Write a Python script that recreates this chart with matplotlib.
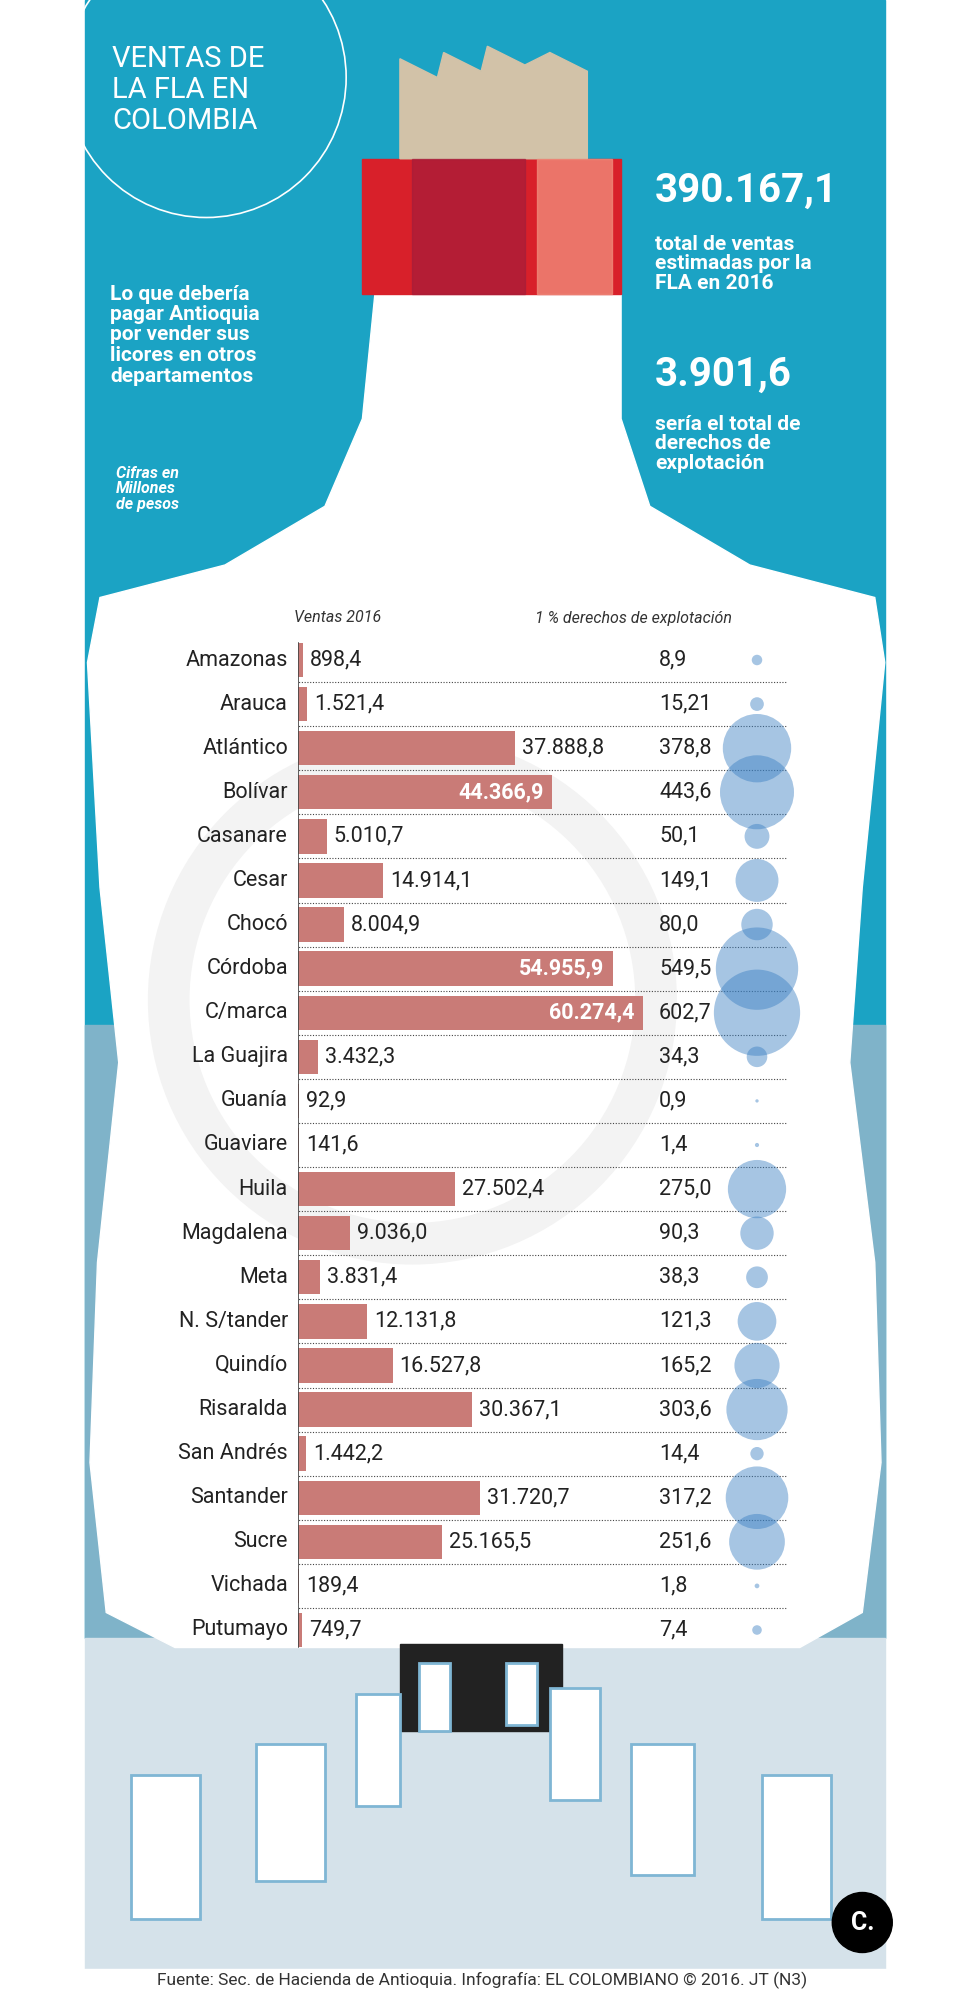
import matplotlib.pyplot as plt
from matplotlib.patches import Polygon, Circle, Rectangle
import numpy as np

plt.rcParams['font.family'] = ['Roboto', 'DejaVu Sans']

departamentos = ['Amazonas', 'Arauca', 'Atlántico', 'Bolívar', 'Casanare', 'Cesar', 'Chocó',
                 'Córdoba', 'C/marca', 'La Guajira', 'Guanía', 'Guaviare', 'Huila', 'Magdalena',
                 'Meta', 'N. S/tander', 'Quindío', 'Risaralda', 'San Andrés', 'Santander',
                 'Sucre', 'Vichada', 'Putumayo']
ventas = [898.4, 1521.4, 37888.8, 44366.9, 5010.7, 14914.1, 8004.9, 54955.9, 60274.4,
          3432.3, 92.9, 141.6, 27502.4, 9036.0, 3831.4, 12131.8, 16527.8, 30367.1,
          1442.2, 31720.7, 25165.5, 189.4, 749.7]
derechos = [8.9, 15.21, 378.8, 443.6, 50.1, 149.1, 80.0, 549.5, 602.7, 34.3, 0.9, 1.4,
            275.0, 90.3, 38.3, 121.3, 165.2, 303.6, 14.4, 317.2, 251.6, 1.8, 7.4]
ventas_txt = ['898,4', '1.521,4', '37.888,8', '44.366,9', '5.010,7', '14.914,1', '8.004,9',
              '54.955,9', '60.274,4', '3.432,3', '92,9', '141,6', '27.502,4', '9.036,0',
              '3.831,4', '12.131,8', '16.527,8', '30.367,1', '1.442,2', '31.720,7',
              '25.165,5', '189,4', '749,7']
derechos_txt = ['8,9', '15,21', '378,8', '443,6', '50,1', '149,1', '80,0', '549,5', '602,7',
                '34,3', '0,9', '1,4', '275,0', '90,3', '38,3', '121,3', '165,2', '303,6',
                '14,4', '317,2', '251,6', '1,8', '7,4']
dentro = ['Bolívar', 'Córdoba', 'C/marca']

# decoration layer in 773x1600 units
W, H = 773, 1600
fig = plt.figure(figsize=(9.66, 20), dpi=100)
bg = fig.add_axes([0, 0, 1, 1])
bg.set_xlim(0, W); bg.set_ylim(H, 0); bg.axis('off')

bg.add_patch(Rectangle((68, 0), 640, 1310, color='#1ba3c4'))
bg.add_patch(Rectangle((68, 820), 640, 490, color='#7fb3c9'))
bg.add_patch(Rectangle((68, 1310), 640, 265, color='#d5e2ea'))
body = [(300, 235), (497, 235), (497, 335), (520, 405), (600, 452), (700, 478), (708, 530),
        (690, 710), (680, 850), (700, 1010), (705, 1170), (690, 1290), (640, 1318),
        (140, 1318), (85, 1290), (72, 1170), (78, 1010), (95, 850), (80, 710), (70, 530),
        (80, 478), (180, 452), (260, 405), (290, 335)]
bg.add_patch(Polygon(body, closed=True, color='white', zorder=1))
bg.add_patch(Circle((330, 800), 195, fill=False, ec='#f3f3f3', lw=30, zorder=1.1))
bg.add_patch(Rectangle((290, 127), 207, 108, color='#d8202a', zorder=2))
bg.add_patch(Rectangle((330, 127), 90, 108, color='#a51d3b', zorder=2.1, alpha=0.7))
bg.add_patch(Rectangle((430, 127), 60, 108, color='#f08a7a', zorder=2.1, alpha=0.8))
bg.add_patch(Polygon([(320, 127), (320, 47), (350, 62), (355, 42), (385, 57), (390, 37),
                      (420, 52), (440, 42), (470, 57), (470, 127)], color='#d2c2a8', zorder=2))
for cx, cy, w_, h_ in [(105, 1420, 55, 115), (205, 1395, 55, 110), (285, 1355, 35, 90),
                       (335, 1330, 25, 55), (405, 1330, 25, 50), (440, 1350, 40, 90),
                       (505, 1395, 50, 105), (610, 1420, 55, 115)]:
    bg.add_patch(Rectangle((cx, cy), w_, h_, fc='white', ec='#7fb6d4', lw=2, zorder=3))
bg.add_patch(Rectangle((320, 1315), 130, 70, color='#222222', zorder=2))
bg.add_patch(Rectangle((0, 1575), W, 25, color='white', zorder=4))

bg.add_patch(Circle((165, 62), 112, fill=False, ec='white', lw=1.2, zorder=3))
bg.text(90, 72, 'VENTAS DE\nLA FLA EN\nCOLOMBIA', color='white', fontsize=21,
        va='center', ha='left', linespacing=1.15, zorder=5)
bg.text(88, 268, 'Lo que debería\npagar Antioquia\npor vender sus\nlicores en otros\ndepartamentos',
        color='white', fontsize=15, fontweight='bold', va='center', linespacing=1.1, zorder=5)
bg.text(93, 391, 'Cifras en\nMillones\nde pesos', color='white', fontsize=11.5,
        fontweight='bold', style='italic', va='center', linespacing=1.05, zorder=5)
bg.text(524, 153, '390.167,1', color='white', fontsize=29, fontweight='bold', va='center', zorder=5)
bg.text(524, 211, 'total de ventas\nestimadas por la\nFLA en 2016', color='white',
        fontsize=15, fontweight='bold', va='center', linespacing=1.05, zorder=5)
bg.text(524, 300, '3.901,6', color='white', fontsize=29, fontweight='bold', va='center', zorder=5)
bg.text(524, 355, 'sería el total de\nderechos de\nexplotación', color='white',
        fontsize=15, fontweight='bold', va='center', linespacing=1.05, zorder=5)
bg.text(235, 498, 'Ventas 2016', fontsize=11.5, style='italic', color='#333333', zorder=5)
bg.text(428, 498, '1 % derechos de explotación', fontsize=11.5, style='italic', color='#333333', zorder=5)
bg.text(386, 1584, 'Fuente: Sec. de Hacienda de Antioquia. Infografía: EL COLOMBIANO © 2016. JT (N3)',
        fontsize=12.5, ha='center', va='center', color='#333333', zorder=5)
bg.add_patch(Circle((690, 1538), 24, color='black', zorder=6))
bg.text(690, 1538, 'C.', color='white', fontsize=18, fontweight='bold', ha='center', va='center', zorder=7)

# bar chart, placed in original 966x2000 pixels
PW, PH = 966, 2000
x0, xend = 298, 643
step = (1630 - 660) / 22
top, bot = 660 - step / 2, 1630 + step / 2
ax = fig.add_axes([x0 / PW, 1 - bot / PH, (PW - x0) / PW, (bot - top) / PH])
scale = max(ventas) / (xend - x0)
ax.set_xlim(0, (PW - x0) * scale)
ax.set_ylim(len(departamentos) - 0.5, -0.5)
ax.axis('off')
ax.patch.set_alpha(0)
y = np.arange(len(departamentos))
ax.hlines(y[:-1] + 0.5, (168 - x0) * scale, (787 - x0) * scale, colors='#444444',
          linestyles=(0, (1, 1.5)), lw=0.8, zorder=2)
ax.barh(y, ventas, height=0.78, color='#c97b77', zorder=3)
ax.axvline(0, color='#444444', lw=1.2, ymin=0.005, ymax=0.995, zorder=4)
for i, (d, v) in enumerate(zip(departamentos, ventas)):
    ax.text(-10 * scale, i, d, ha='right', va='center', fontsize=15.5, color='#222222')
    if d in dentro:
        ax.text(v - 8 * scale, i, ventas_txt[i], ha='right', va='center', fontsize=15.5,
                color='white', fontweight='bold')
    else:
        ax.text(v + 7 * scale, i, ventas_txt[i], ha='left', va='center', fontsize=15.5, color='#222222')
    ax.text((659 - x0) * scale, i, derechos_txt[i], ha='left', va='center', fontsize=15.5, color='#222222')
ax.scatter([(757 - x0) * scale] * len(y), y, s=np.array(derechos) * 6.4,
           color='#3a7fc2', alpha=0.45, edgecolor='none', zorder=5)

fig.savefig('out.png', dpi=100)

=-=-=-=-=

#### Exercise brief
Leave the pictures out and please restate exactly the lines running from the start of the material through the one with "plt.rcParams['font.family'] = ['Roboto', 'DejaVu".

#### The reply
Write a Python script that recreates this chart with matplotlib.
import matplotlib.pyplot as plt
from matplotlib.patches import Polygon, Circle, Rectangle
import numpy as np

plt.rcParams['font.family'] = ['Roboto', 'DejaVu Sans']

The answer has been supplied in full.